At £38 a bottle the Double Barrel is not cheap, but at the same time it seems good value to me. My immediate impression is that this is not a rum you would smother with mixer, but Hayman’s are keen to showcase some cocktails with it. The Hot Spiced Rum that I was served when I arrived was a bit sweet for me—I found myself wanting to add a squeeze of lemon juice. Up in the top floor bar I got to try a Polo, two parts rum, one part orange juice and one part lemon juice. It’s nice enough and you are aware of the rum, but having recently sampled it neat I now find myself wishing I could taste more of it in the mix.
|A row of Palmettos being rustled up
I’m keen to try the Palmetto, combining rum with red vermouth and a dash of orange bitters. It’s nice, but again I instinctively feel there should be a bit more of an emphasis on the rum. The next day, at home, I make my own. I can see that the recipe in the booklet handed out at the launch gives equal parts rum and vermouth: by analogy with a Manhattan or a Rob Roy, this is a bit vermouth-heavy, so I try one that uses two parts rum to one part Antica Formula red vermouth, plus a couple of dashes of Angostura bitters. It’s bloody fantastic, with lots of toasty caramel flavour hitting you up front and a Christmasy cinnamon flavour (I think the Angostura is partly responsible for this).
50ml Merser Double Barrel
50ml or 25ml red vermouth
Dash of orange (or Angostura) bitters
Stir over ice
Another cocktail that catches my eye in the booklet is the Flapper, made with rum and dry white vermouth, plus a dash of Angostura. The stated proportions are 1:1 again, and again I am cautious about overwhelming the rum, but in fact in this mix the rum holds its own easily. In fact at equal parts the vermouth is hard to pin down, yet clearly affects the overall flavour: I’m using Belsazar Dry and it seems to add a saline finish, creating a pronounced note of salted caramel. It’s a good, subtle, complex drink. I also try making a Small Dinger, a recipe I found in Bar Florida Cocktails (1935) which no one else seems to have heard of or make, but despite the unlikely wheeze of combining rum and gin, I think it really works. Again it performs well with Double Barrel, with the rum showing its character and cozying up comfortably with the gin in the way that it mysteriously does in this cocktail.
50ml Merser Double Barrel
50ml dry white vermouth
Two dashes of Angostura
Stir over ice and garnish with a maraschino cherry and a slice of orange (though I drink mine straight up with a lemon peel garnish)*
As you can tell, I’m much taken by Merser Double Barrel. It’s complex but approachable, easy to drink on its own and working well in certain classic style cocktails where it retains its character. In longer drinks I think it gets a bit lost, but there are plenty of short drinks to experiment with, until you suddenly find you’ve reached the end of the bottle…

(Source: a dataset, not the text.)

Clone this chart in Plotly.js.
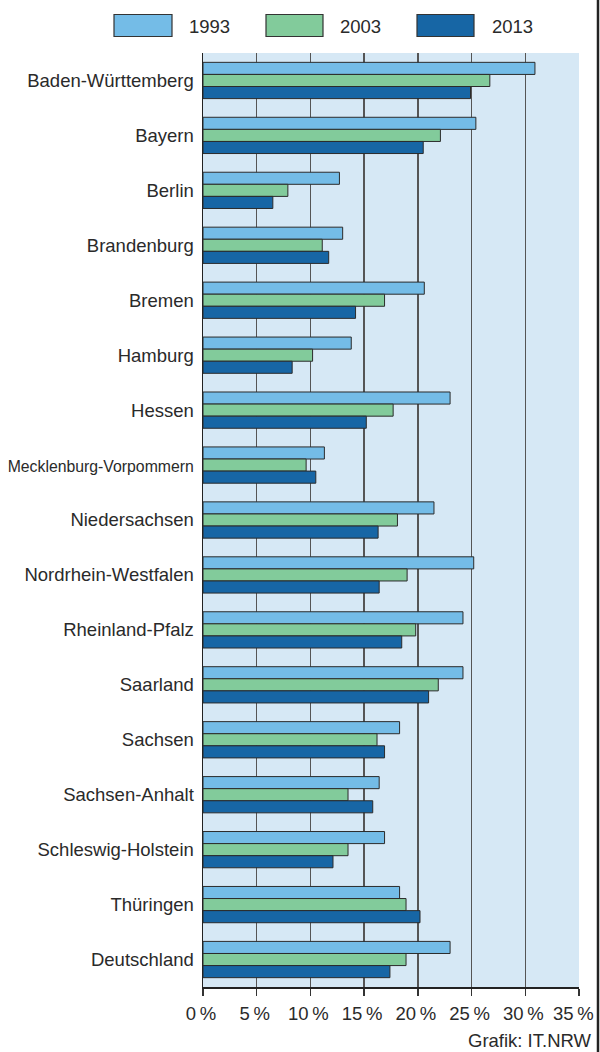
<!DOCTYPE html>
<html>
<head>
<meta charset="utf-8">
<script src="https://cdn.plot.ly/plotly-3.0.1.min.js"></script>
<style>html,body{margin:0;padding:0;background:#fff;}#chart{width:600px;height:1052px;}</style>
</head>
<body>
<div id="chart"></div>
<script>
var categories = ["Baden-Württemberg","Bayern","Berlin","Brandenburg","Bremen","Hamburg","Hessen","Mecklenburg-Vorpommern","Niedersachsen","Nordrhein-Westfalen","Rheinland-Pfalz","Saarland","Sachsen","Sachsen-Anhalt","Schleswig-Holstein","Thüringen","Deutschland"];
var seriesNames = ["1993","2003","2013"];
var values1993 = [30.9,25.4,12.7,13.0,20.6,13.8,23.0,11.3,21.5,25.2,24.2,24.2,18.3,16.4,16.9,18.3,23.0];
var values2003 = [26.7,22.1,7.9,11.1,16.9,10.2,17.7,9.6,18.1,19.0,19.8,21.9,16.2,13.5,13.5,18.9,18.9];
var values2013 = [24.9,20.5,6.5,11.7,14.2,8.3,15.2,10.5,16.3,16.4,18.5,21.0,16.9,15.8,12.1,20.2,17.4];
var xTickVals = [0,5,10,15,20,25,30,35];
var xTickText = ["0\u2009%","5\u2009%","10\u2009%","15\u2009%","20\u2009%","25\u2009%","30\u2009%","35\u2009%\u2009\u2009"];
var colors = ["#74BCE7","#82CB9B","#1766A5"];

var W = 600, H = 1052;
var M = {l:203, r:21, t:53, b:65};
var pw = W - M.l - M.r, ph = H - M.t - M.b;
function px2x(px){ return (px - M.l) / pw; }
function py2y(py){ return (H - M.b - py) / ph; }

var font = "Liberation Sans, Arial, sans-serif";
var textColor = "#2a2a2a";
var allValues = [values1993, values2003, values2013];
var traces = allValues.map(function(v, i){
  return {
    type: "bar", orientation: "h",
    y: categories, x: v, name: seriesNames[i],
    marker: {color: colors[i], line: {color: "#2b2b2b", width: 1}},
    showlegend: false, hoverinfo: "x+y"
  };
});

var tickText = categories.map(function(c){
  return c === "Mecklenburg-Vorpommern" ? '<span style="font-size:15.8px">' + c + '</span>' : c;
});

var shapes = [];
var annotations = [];
var legendBoxes = [[114,172],[266,323],[417,474]];
var legendText = [187,338,490];
for (var i = 0; i < seriesNames.length; i++) {
  shapes.push({type:"rect", xref:"paper", yref:"paper",
    x0:px2x(legendBoxes[i][0]), x1:px2x(legendBoxes[i][1]),
    y0:py2y(36.5), y1:py2y(14.5),
    fillcolor:colors[i], line:{color:"#333", width:1.2}});
  annotations.push({xref:"paper", yref:"paper", x:px2x(legendText[i]), y:py2y(26),
    xanchor:"left", yanchor:"middle", showarrow:false, text:seriesNames[i],
    font:{family:font, size:18.5, color:textColor}});
}
shapes.push({type:"line", xref:"paper", yref:"paper", x0:px2x(598), x1:px2x(598), y0:-0.2, y1:1.2,
  line:{color:"#222", width:2.5}});
annotations.push({xref:"paper", yref:"paper", x:px2x(594), y:py2y(1040), xanchor:"right", yanchor:"middle",
  showarrow:false, text:"Grafik: IT.NRW", font:{family:font, size:18.5, color:textColor}});

var layout = {
  width: W, height: H,
  margin: {l:M.l, r:M.r, t:M.t, b:M.b, pad:0},
  paper_bgcolor: "#fff", plot_bgcolor: "#D6E8F5",
  barmode: "group", bargap: 0.34, bargroupgap: 0,
  font: {family: font, size: 18, color: textColor},
  showlegend: false,
  xaxis: {range:[0,35], tickvals:xTickVals, ticktext:xTickText,
    showgrid:true, gridcolor:"#555", gridwidth:1.5,
    showline:true, linecolor:"#222", linewidth:1.5,
    ticks:"outside", ticklen:7, tickcolor:"#333", tickwidth:1.5,
    zeroline:false, fixedrange:true, ticklabelshift:-2, ticklabelstandoff:2,
    ticklabeloverflow:"allow",
    tickfont:{family:font, size:18.5, color:textColor}},
  yaxis: {type:"category", range:[16.5,-0.5], tickvals:categories, ticktext:tickText,
    showgrid:false, showline:true, linecolor:"#222", linewidth:1.5,
    ticks:"", ticklabelstandoff:4, zeroline:false, fixedrange:true,
    tickfont:{family:font, size:18.5, color:textColor}},
  shapes: shapes, annotations: annotations
};

Plotly.newPlot("chart", traces, layout, {displayModeBar:false, staticPlot:true});
</script>
</body>
</html>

*I take a fairly dim view of garnishes in general—sometimes their big fresh flavours can ride roughshod over subtleties of the cocktail ingredients; with some Martinis I regularly put a bit of lemon peel in then instantly regret it, as the vigorous rind oils steamroller the gin’s aromas. And when gin brands recommend you garnish their G&T with a kumquat, I find myself thinking, “So why didn’t you just put more kumquat in the botanical mix?” (Though I concede that some things taste quite different fresh from the way they do when infused then redistilled.) But in this case the lemon rind really complements the cocktail.